Your copy should be exact, beginning at the line containing "What TikZ code" and ending at the line containing "(n4) at (inv", with both lines kept and every picture dropped.

--- --- ---

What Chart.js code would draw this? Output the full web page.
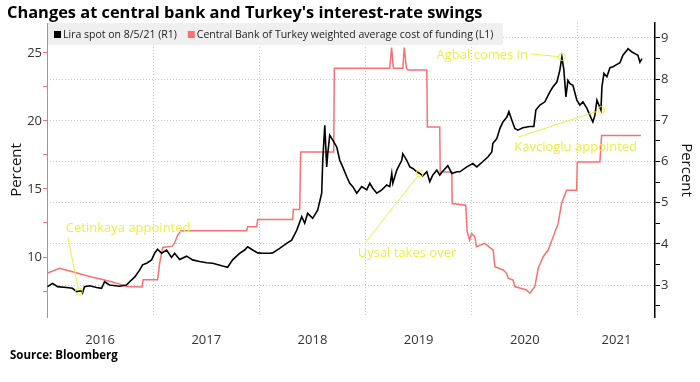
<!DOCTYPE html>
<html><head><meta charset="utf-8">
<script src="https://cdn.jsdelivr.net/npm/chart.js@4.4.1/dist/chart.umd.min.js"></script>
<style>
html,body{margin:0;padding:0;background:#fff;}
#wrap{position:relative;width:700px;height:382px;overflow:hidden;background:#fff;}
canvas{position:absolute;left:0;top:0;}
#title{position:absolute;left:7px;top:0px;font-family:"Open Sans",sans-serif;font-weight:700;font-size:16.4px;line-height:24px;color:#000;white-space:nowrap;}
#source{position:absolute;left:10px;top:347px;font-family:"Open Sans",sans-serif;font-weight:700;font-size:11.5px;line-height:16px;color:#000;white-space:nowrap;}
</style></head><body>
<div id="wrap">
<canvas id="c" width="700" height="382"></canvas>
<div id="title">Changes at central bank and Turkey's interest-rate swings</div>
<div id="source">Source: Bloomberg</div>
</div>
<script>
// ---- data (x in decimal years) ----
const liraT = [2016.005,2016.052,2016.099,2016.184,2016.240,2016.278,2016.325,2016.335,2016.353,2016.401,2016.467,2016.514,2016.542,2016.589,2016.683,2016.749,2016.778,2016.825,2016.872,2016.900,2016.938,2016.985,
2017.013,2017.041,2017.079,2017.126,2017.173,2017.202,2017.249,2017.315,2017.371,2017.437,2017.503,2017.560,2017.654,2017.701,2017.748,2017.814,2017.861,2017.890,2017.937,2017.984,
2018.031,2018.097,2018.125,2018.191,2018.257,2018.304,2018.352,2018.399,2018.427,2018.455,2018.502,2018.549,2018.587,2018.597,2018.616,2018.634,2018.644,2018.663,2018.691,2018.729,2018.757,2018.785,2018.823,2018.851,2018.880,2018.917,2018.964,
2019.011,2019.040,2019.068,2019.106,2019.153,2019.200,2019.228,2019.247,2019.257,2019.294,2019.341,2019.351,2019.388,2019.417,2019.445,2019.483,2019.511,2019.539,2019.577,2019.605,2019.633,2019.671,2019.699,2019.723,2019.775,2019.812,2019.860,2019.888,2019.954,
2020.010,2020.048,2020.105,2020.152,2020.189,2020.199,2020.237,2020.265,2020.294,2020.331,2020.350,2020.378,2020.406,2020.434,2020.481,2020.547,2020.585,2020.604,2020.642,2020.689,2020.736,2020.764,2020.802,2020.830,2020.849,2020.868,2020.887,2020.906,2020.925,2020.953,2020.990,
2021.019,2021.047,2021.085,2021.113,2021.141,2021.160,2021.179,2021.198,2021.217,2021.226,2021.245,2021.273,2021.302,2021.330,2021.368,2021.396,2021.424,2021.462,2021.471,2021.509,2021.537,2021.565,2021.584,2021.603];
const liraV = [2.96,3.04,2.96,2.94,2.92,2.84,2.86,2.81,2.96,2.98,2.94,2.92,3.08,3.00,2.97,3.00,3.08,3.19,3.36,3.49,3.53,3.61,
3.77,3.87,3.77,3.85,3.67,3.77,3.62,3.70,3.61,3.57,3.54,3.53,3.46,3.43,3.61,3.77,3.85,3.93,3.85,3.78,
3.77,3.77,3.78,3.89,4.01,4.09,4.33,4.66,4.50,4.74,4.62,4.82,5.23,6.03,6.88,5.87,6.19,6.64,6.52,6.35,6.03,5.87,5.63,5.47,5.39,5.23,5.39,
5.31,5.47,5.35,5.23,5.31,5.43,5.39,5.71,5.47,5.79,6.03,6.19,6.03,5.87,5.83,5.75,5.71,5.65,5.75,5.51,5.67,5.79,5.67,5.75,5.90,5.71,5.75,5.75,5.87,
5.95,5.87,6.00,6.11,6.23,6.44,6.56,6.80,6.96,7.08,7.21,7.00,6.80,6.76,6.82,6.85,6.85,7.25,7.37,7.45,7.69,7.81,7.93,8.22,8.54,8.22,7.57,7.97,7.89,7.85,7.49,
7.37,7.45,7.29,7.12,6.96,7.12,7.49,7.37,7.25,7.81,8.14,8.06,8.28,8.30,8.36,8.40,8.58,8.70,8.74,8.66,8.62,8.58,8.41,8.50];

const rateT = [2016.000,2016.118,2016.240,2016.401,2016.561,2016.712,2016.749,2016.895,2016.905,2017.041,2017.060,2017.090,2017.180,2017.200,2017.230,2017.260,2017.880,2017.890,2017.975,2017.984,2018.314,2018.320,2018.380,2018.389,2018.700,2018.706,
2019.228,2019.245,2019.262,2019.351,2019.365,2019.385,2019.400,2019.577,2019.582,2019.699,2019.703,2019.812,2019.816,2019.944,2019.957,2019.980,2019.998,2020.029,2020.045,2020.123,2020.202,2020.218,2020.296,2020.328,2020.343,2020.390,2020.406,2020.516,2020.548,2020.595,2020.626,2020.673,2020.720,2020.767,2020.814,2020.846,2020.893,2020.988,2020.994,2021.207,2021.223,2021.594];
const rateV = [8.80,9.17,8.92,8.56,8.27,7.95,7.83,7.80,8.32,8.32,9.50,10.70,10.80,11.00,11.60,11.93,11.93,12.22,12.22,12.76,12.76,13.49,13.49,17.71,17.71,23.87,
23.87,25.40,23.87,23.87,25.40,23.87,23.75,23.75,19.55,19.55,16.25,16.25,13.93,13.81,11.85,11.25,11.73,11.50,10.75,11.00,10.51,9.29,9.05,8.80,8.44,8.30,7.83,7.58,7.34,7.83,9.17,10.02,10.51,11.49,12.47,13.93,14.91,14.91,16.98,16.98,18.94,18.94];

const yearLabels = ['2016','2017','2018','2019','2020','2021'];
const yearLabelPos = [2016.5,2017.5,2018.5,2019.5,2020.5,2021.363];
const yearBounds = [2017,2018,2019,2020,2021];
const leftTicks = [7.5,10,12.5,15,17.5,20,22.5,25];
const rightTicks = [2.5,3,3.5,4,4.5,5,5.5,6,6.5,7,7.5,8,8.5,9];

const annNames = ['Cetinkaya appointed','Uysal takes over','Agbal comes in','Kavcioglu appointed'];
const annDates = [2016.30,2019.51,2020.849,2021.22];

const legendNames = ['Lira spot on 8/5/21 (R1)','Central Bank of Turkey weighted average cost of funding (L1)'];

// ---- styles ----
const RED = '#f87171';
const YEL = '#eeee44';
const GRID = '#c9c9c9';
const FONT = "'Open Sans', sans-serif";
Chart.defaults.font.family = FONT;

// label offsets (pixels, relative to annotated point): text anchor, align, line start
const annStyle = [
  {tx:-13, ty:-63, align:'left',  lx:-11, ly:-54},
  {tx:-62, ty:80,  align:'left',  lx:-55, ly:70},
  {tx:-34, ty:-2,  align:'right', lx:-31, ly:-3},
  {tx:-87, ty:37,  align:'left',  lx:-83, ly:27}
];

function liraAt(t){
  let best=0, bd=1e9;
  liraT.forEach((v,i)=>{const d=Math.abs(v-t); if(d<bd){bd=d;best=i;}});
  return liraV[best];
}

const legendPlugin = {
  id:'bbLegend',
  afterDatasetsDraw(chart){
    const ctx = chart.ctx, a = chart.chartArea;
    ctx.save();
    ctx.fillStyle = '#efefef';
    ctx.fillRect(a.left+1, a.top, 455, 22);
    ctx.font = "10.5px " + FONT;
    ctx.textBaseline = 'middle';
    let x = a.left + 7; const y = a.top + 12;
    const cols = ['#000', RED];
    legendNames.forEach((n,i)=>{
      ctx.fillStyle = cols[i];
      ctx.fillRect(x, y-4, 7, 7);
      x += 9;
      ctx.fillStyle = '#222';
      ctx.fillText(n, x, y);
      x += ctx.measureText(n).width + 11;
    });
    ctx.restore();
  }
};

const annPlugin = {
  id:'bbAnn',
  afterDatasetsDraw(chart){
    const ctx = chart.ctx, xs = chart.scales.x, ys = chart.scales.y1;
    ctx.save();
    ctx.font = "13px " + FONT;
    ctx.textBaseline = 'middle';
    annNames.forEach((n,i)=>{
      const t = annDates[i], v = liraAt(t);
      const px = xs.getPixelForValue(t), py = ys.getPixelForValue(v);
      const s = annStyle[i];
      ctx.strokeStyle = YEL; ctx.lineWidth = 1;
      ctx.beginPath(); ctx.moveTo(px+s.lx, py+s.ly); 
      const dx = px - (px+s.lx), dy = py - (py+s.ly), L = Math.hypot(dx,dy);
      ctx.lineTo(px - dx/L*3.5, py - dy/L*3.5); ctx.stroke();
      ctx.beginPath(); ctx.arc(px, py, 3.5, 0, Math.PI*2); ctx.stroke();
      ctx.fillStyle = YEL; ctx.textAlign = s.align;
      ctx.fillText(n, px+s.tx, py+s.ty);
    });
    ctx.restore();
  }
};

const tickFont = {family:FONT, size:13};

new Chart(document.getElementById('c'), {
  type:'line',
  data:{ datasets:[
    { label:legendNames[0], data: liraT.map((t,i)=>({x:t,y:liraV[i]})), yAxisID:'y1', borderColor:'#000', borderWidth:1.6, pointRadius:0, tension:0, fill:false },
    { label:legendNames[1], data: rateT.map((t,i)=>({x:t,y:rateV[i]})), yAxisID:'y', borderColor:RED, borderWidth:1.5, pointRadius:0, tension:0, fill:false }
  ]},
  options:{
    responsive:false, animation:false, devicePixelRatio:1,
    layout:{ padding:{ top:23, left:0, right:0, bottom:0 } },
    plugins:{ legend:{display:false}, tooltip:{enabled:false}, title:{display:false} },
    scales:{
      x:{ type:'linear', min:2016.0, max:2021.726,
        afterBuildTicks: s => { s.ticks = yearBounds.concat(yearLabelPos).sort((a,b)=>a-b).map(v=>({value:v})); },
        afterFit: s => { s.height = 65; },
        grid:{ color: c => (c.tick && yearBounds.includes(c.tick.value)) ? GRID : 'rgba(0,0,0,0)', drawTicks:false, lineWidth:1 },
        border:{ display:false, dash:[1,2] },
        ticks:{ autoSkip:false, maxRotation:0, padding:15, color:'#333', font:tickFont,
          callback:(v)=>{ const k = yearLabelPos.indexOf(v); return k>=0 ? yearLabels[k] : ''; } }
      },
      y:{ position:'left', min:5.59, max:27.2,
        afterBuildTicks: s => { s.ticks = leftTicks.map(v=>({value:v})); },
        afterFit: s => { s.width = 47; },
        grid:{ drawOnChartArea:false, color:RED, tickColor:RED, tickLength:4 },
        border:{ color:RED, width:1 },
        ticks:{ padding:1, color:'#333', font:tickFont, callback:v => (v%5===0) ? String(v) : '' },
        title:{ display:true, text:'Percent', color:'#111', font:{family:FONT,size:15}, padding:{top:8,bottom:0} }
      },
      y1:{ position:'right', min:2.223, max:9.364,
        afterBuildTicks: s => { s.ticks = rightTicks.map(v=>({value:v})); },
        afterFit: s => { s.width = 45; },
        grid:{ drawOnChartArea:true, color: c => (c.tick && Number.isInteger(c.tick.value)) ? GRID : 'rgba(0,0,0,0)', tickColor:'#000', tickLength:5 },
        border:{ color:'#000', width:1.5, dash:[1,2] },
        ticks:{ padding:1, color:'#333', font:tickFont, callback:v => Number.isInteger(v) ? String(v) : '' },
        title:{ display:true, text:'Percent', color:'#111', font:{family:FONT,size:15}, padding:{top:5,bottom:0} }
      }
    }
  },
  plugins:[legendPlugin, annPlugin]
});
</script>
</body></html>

--- --- ---

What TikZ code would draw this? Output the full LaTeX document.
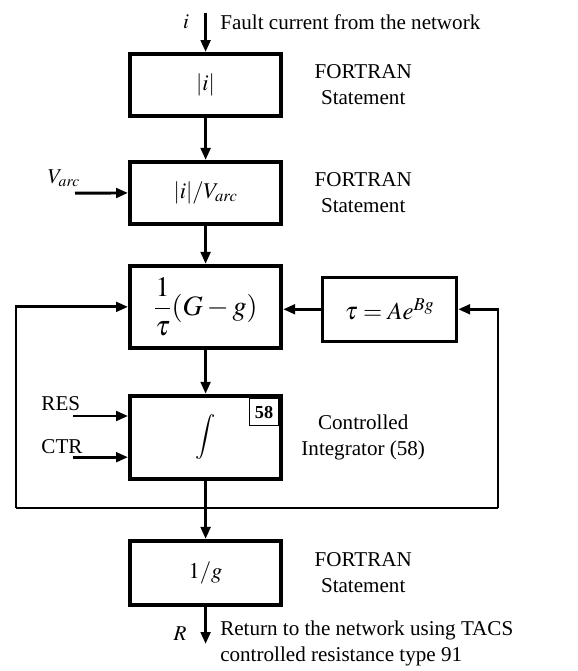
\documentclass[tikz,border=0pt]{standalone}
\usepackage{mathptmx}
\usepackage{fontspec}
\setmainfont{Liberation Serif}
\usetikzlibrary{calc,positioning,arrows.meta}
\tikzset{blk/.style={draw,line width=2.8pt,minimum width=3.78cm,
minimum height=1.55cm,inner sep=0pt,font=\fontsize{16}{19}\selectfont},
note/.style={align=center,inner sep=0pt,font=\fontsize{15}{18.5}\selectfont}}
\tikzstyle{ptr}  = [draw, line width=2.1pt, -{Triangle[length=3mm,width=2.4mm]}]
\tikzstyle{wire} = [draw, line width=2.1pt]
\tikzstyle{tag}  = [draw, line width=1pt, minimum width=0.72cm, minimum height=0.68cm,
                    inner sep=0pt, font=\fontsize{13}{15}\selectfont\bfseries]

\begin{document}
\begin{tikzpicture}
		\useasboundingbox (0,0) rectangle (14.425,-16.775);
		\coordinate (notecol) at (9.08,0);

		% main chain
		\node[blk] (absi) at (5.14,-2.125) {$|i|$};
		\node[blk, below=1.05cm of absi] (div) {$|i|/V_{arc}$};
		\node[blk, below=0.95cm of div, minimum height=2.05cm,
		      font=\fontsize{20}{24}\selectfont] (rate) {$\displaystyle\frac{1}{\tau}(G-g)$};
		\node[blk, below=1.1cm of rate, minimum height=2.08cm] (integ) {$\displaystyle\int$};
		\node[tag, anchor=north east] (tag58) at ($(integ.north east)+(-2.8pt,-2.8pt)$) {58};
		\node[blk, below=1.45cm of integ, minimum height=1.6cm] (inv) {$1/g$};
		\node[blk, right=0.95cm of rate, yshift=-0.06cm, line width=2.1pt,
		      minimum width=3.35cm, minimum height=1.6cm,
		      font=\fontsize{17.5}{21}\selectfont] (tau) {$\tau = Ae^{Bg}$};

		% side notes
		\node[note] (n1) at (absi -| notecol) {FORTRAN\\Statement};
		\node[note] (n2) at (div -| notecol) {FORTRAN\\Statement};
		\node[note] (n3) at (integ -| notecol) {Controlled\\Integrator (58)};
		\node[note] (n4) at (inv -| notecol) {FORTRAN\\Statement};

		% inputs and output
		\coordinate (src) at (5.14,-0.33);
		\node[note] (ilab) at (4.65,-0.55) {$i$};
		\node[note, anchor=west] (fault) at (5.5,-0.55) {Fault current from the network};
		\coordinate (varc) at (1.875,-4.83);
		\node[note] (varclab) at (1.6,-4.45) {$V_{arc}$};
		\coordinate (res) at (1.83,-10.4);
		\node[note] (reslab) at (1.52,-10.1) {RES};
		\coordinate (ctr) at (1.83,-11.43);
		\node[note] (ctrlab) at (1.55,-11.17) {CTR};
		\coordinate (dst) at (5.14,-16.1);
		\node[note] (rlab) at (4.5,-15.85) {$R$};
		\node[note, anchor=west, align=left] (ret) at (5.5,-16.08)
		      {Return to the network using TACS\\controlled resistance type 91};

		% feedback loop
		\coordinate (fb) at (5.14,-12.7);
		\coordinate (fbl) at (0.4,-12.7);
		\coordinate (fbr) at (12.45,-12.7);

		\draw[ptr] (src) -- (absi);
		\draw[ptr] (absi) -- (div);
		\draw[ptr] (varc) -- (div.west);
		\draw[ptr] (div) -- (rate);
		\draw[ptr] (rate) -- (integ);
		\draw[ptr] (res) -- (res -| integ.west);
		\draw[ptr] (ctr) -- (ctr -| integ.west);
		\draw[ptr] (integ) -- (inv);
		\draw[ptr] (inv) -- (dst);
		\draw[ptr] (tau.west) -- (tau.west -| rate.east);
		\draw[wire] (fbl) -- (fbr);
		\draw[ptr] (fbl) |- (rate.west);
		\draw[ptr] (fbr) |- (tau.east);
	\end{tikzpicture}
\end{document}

--- --- ---

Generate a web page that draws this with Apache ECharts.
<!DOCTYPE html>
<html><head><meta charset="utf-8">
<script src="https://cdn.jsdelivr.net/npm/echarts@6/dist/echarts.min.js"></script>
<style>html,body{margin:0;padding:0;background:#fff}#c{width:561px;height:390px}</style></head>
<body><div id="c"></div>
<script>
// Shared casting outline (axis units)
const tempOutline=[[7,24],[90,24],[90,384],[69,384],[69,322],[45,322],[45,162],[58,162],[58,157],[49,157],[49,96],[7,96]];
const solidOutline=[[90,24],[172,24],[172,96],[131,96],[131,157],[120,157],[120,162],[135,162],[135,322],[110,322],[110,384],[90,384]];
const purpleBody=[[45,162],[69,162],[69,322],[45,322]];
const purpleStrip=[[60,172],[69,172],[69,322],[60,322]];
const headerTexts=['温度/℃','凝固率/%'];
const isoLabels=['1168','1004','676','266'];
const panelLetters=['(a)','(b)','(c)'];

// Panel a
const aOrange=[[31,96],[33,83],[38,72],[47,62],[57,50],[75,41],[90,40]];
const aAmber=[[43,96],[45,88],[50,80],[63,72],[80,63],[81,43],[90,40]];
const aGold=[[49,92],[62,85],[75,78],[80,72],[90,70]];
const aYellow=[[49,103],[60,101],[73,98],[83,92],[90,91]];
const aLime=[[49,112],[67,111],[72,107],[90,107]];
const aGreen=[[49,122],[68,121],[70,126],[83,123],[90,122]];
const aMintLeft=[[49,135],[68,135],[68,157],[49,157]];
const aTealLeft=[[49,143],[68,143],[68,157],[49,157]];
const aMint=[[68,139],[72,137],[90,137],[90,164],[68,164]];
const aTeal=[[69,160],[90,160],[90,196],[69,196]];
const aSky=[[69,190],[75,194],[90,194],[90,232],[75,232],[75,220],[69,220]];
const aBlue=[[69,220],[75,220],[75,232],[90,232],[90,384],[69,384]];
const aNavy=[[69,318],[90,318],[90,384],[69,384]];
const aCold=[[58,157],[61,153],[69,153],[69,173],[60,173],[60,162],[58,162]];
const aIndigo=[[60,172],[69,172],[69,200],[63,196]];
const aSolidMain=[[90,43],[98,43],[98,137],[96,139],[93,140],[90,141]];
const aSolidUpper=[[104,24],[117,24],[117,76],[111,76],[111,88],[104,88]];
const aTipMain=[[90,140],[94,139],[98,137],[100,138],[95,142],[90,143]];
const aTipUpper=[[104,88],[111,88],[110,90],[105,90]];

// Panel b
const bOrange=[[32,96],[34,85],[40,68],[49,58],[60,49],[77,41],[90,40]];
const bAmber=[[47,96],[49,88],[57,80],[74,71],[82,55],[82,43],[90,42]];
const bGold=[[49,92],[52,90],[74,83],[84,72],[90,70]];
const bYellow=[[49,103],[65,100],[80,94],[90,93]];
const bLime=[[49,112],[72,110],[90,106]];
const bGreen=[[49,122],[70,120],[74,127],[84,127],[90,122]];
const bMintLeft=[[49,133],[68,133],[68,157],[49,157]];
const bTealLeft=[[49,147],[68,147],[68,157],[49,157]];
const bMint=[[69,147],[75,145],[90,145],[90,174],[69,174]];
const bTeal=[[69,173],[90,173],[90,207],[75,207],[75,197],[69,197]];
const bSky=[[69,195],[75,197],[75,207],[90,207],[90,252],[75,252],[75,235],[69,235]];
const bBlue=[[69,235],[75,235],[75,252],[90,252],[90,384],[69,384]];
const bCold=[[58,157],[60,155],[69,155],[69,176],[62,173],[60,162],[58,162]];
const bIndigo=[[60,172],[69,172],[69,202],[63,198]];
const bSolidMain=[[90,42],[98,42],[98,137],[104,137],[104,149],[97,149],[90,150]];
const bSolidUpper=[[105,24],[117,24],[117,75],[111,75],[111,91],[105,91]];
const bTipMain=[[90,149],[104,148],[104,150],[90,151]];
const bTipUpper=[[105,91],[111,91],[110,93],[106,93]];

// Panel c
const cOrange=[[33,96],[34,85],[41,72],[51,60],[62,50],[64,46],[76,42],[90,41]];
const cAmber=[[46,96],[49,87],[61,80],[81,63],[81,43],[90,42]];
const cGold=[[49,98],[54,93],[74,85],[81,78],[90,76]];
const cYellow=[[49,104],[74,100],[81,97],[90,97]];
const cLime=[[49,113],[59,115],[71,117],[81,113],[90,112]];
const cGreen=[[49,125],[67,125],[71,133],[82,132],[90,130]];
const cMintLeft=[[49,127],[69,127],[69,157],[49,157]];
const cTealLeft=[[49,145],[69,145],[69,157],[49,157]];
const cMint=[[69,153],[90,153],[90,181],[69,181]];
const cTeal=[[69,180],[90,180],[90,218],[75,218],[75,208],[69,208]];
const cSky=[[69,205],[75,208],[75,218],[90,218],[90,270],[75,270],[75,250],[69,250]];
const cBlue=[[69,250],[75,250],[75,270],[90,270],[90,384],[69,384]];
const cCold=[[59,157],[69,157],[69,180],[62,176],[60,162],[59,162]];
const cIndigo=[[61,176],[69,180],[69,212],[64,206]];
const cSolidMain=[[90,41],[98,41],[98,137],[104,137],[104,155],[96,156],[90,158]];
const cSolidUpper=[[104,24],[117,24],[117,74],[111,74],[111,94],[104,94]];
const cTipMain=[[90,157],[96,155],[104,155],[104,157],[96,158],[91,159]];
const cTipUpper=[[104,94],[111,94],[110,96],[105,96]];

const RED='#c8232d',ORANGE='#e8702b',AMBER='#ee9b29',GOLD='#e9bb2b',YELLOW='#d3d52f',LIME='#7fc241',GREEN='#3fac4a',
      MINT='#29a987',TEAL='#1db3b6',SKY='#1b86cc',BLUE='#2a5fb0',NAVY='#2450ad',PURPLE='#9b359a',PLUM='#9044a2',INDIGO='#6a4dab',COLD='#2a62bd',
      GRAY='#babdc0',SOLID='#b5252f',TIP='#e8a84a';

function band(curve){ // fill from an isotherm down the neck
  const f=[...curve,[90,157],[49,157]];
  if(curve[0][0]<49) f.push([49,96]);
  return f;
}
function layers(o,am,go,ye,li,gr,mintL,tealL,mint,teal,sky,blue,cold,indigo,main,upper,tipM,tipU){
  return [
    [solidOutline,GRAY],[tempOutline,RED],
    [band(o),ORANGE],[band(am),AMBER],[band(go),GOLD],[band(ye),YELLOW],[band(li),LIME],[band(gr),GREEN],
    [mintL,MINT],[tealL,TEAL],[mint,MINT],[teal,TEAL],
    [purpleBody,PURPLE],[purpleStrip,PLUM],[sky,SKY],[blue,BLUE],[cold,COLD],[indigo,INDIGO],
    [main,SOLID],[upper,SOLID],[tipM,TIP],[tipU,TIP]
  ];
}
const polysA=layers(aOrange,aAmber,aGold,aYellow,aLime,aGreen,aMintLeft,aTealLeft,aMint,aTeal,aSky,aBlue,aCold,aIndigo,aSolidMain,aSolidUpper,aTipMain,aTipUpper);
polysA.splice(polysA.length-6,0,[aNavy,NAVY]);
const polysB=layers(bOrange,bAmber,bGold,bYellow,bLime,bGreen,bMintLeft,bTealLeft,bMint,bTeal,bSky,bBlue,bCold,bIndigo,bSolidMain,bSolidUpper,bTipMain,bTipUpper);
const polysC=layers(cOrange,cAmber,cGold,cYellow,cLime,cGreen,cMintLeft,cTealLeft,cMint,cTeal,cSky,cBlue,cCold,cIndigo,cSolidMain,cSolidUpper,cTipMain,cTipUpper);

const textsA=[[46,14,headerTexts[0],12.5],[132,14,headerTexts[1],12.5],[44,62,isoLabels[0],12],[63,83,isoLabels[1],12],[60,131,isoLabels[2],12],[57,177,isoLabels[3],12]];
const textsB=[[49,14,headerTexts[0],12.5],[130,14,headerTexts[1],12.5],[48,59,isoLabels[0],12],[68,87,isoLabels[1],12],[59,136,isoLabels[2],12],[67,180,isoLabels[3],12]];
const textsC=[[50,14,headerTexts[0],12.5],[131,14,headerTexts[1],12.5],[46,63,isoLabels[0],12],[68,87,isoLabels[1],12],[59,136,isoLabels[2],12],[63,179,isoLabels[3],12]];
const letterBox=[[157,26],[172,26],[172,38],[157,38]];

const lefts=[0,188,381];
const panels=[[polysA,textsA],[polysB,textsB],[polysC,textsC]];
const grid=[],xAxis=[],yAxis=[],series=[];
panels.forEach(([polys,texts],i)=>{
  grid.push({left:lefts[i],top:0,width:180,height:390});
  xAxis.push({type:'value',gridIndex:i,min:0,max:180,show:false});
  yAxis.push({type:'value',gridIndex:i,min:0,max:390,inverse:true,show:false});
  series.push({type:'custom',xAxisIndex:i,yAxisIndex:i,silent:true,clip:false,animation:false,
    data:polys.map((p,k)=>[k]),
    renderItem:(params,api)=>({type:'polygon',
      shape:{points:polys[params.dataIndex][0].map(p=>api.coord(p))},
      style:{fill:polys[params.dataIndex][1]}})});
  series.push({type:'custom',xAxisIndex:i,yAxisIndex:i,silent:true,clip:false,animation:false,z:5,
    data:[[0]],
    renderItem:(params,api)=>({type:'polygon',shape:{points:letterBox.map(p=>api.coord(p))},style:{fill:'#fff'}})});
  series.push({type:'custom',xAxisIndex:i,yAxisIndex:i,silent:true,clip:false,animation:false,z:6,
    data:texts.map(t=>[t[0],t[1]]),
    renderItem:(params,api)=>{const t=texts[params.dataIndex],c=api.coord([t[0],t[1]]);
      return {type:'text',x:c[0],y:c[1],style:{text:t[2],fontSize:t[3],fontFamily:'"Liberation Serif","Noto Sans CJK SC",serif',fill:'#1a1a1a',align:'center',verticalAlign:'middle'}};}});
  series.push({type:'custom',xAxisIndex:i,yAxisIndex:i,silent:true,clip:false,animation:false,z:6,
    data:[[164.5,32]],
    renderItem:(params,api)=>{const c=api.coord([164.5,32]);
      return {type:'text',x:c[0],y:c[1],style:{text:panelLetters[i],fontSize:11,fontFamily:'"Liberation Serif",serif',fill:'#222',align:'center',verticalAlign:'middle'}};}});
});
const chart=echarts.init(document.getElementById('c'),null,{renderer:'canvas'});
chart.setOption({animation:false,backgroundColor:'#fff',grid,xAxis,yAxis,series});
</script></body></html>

--- --- ---

FINISHED EXERCISE:
What TikZ code would draw this? Output the full LaTeX document.
\documentclass[tikz,border=0pt]{standalone}
\usepackage{mathptmx}
\usepackage{fontspec}
\setmainfont{Liberation Serif}
\usetikzlibrary{calc,positioning,arrows.meta}
\tikzset{blk/.style={draw,line width=2.8pt,minimum width=3.78cm,
minimum height=1.55cm,inner sep=0pt,font=\fontsize{16}{19}\selectfont},
note/.style={align=center,inner sep=0pt,font=\fontsize{15}{18.5}\selectfont}}
\tikzstyle{ptr}  = [draw, line width=2.1pt, -{Triangle[length=3mm,width=2.4mm]}]
\tikzstyle{wire} = [draw, line width=2.1pt]
\tikzstyle{tag}  = [draw, line width=1pt, minimum width=0.72cm, minimum height=0.68cm,
                    inner sep=0pt, font=\fontsize{13}{15}\selectfont\bfseries]

\begin{document}
\begin{tikzpicture}
		\useasboundingbox (0,0) rectangle (14.425,-16.775);
		\coordinate (notecol) at (9.08,0);

		% main chain
		\node[blk] (absi) at (5.14,-2.125) {$|i|$};
		\node[blk, below=1.05cm of absi] (div) {$|i|/V_{arc}$};
		\node[blk, below=0.95cm of div, minimum height=2.05cm,
		      font=\fontsize{20}{24}\selectfont] (rate) {$\displaystyle\frac{1}{\tau}(G-g)$};
		\node[blk, below=1.1cm of rate, minimum height=2.08cm] (integ) {$\displaystyle\int$};
		\node[tag, anchor=north east] (tag58) at ($(integ.north east)+(-2.8pt,-2.8pt)$) {58};
		\node[blk, below=1.45cm of integ, minimum height=1.6cm] (inv) {$1/g$};
		\node[blk, right=0.95cm of rate, yshift=-0.06cm, line width=2.1pt,
		      minimum width=3.35cm, minimum height=1.6cm,
		      font=\fontsize{17.5}{21}\selectfont] (tau) {$\tau = Ae^{Bg}$};

		% side notes
		\node[note] (n1) at (absi -| notecol) {FORTRAN\\Statement};
		\node[note] (n2) at (div -| notecol) {FORTRAN\\Statement};
		\node[note] (n3) at (integ -| notecol) {Controlled\\Integrator (58)};
		\node[note] (n4) at (inv -| notecol) {FORTRAN\\Statement};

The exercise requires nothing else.